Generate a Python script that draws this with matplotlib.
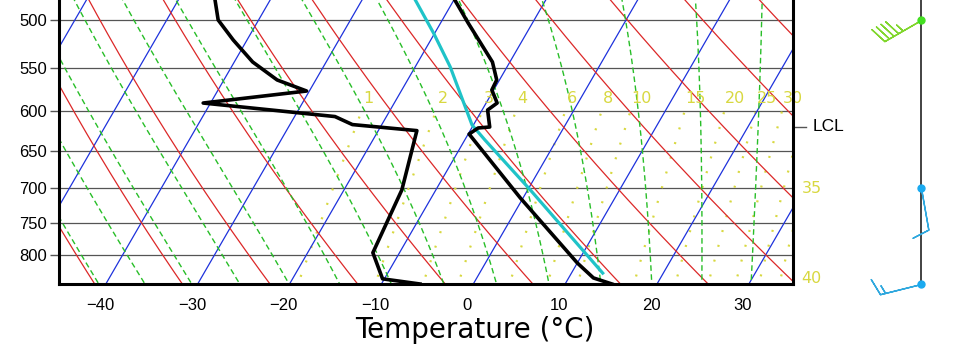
* * *
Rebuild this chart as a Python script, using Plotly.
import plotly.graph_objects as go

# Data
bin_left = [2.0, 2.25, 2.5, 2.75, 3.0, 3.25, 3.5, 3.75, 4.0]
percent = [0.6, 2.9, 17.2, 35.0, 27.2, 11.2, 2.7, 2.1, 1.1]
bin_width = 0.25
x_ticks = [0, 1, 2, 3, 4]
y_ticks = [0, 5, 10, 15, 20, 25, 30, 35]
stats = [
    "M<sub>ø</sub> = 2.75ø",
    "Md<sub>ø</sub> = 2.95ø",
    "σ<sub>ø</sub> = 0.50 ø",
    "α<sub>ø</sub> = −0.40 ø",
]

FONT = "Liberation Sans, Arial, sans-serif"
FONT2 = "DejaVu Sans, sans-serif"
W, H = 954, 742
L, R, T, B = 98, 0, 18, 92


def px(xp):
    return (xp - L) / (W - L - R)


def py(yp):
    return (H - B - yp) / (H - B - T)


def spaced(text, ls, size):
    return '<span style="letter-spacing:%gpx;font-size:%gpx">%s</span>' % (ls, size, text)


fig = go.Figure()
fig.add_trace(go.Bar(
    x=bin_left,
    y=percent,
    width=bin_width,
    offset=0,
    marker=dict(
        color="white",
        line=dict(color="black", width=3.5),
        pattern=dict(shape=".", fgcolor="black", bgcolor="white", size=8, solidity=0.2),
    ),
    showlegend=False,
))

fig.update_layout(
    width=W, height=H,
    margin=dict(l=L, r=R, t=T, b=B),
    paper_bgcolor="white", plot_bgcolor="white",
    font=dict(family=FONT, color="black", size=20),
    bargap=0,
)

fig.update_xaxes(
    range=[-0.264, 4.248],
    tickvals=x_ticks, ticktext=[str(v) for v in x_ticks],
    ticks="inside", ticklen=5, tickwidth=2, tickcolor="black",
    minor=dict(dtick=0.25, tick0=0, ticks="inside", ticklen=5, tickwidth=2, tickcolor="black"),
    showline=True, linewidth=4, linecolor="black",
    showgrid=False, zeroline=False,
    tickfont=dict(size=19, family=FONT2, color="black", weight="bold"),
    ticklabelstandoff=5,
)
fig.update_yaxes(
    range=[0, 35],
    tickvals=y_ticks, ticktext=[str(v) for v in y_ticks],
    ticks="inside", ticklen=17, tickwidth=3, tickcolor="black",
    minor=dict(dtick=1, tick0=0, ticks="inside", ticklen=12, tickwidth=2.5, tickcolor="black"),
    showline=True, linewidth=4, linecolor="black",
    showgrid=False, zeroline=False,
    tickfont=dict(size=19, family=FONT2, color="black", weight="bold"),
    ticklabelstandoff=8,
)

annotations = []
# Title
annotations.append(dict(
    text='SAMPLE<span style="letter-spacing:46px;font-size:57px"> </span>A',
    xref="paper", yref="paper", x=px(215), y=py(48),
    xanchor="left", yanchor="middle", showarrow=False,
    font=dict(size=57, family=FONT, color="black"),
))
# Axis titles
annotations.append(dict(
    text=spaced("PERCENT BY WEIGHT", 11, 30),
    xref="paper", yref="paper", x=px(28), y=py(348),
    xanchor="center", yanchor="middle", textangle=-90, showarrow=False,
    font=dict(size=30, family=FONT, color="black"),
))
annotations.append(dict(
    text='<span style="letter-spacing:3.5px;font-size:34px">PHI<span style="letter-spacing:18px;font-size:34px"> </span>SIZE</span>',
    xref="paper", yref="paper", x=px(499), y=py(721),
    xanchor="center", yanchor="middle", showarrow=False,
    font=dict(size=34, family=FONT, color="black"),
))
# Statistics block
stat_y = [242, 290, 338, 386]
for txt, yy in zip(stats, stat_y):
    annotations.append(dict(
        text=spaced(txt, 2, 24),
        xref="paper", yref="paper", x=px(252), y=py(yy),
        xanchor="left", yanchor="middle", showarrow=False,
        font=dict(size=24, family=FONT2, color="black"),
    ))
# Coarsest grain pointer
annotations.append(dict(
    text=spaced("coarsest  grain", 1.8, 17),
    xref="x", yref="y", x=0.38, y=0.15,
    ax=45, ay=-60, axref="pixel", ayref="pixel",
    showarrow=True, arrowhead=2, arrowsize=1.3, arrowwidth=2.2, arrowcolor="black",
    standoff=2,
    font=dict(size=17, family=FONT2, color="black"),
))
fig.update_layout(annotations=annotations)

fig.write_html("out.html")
---
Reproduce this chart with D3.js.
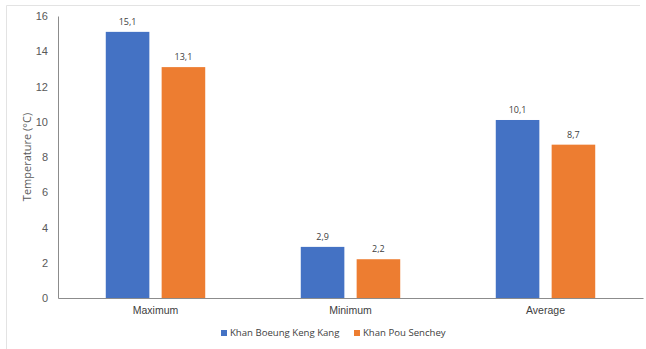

▸ **What is expected**
Identify the lines that contain the string "this", and copy every one of them.

▸ **Exercise output**
Generate a Python script that draws this with matplotlib.
Rebuild this chart as a Python script, using Plotly.
Reproduce this chart with D3.js.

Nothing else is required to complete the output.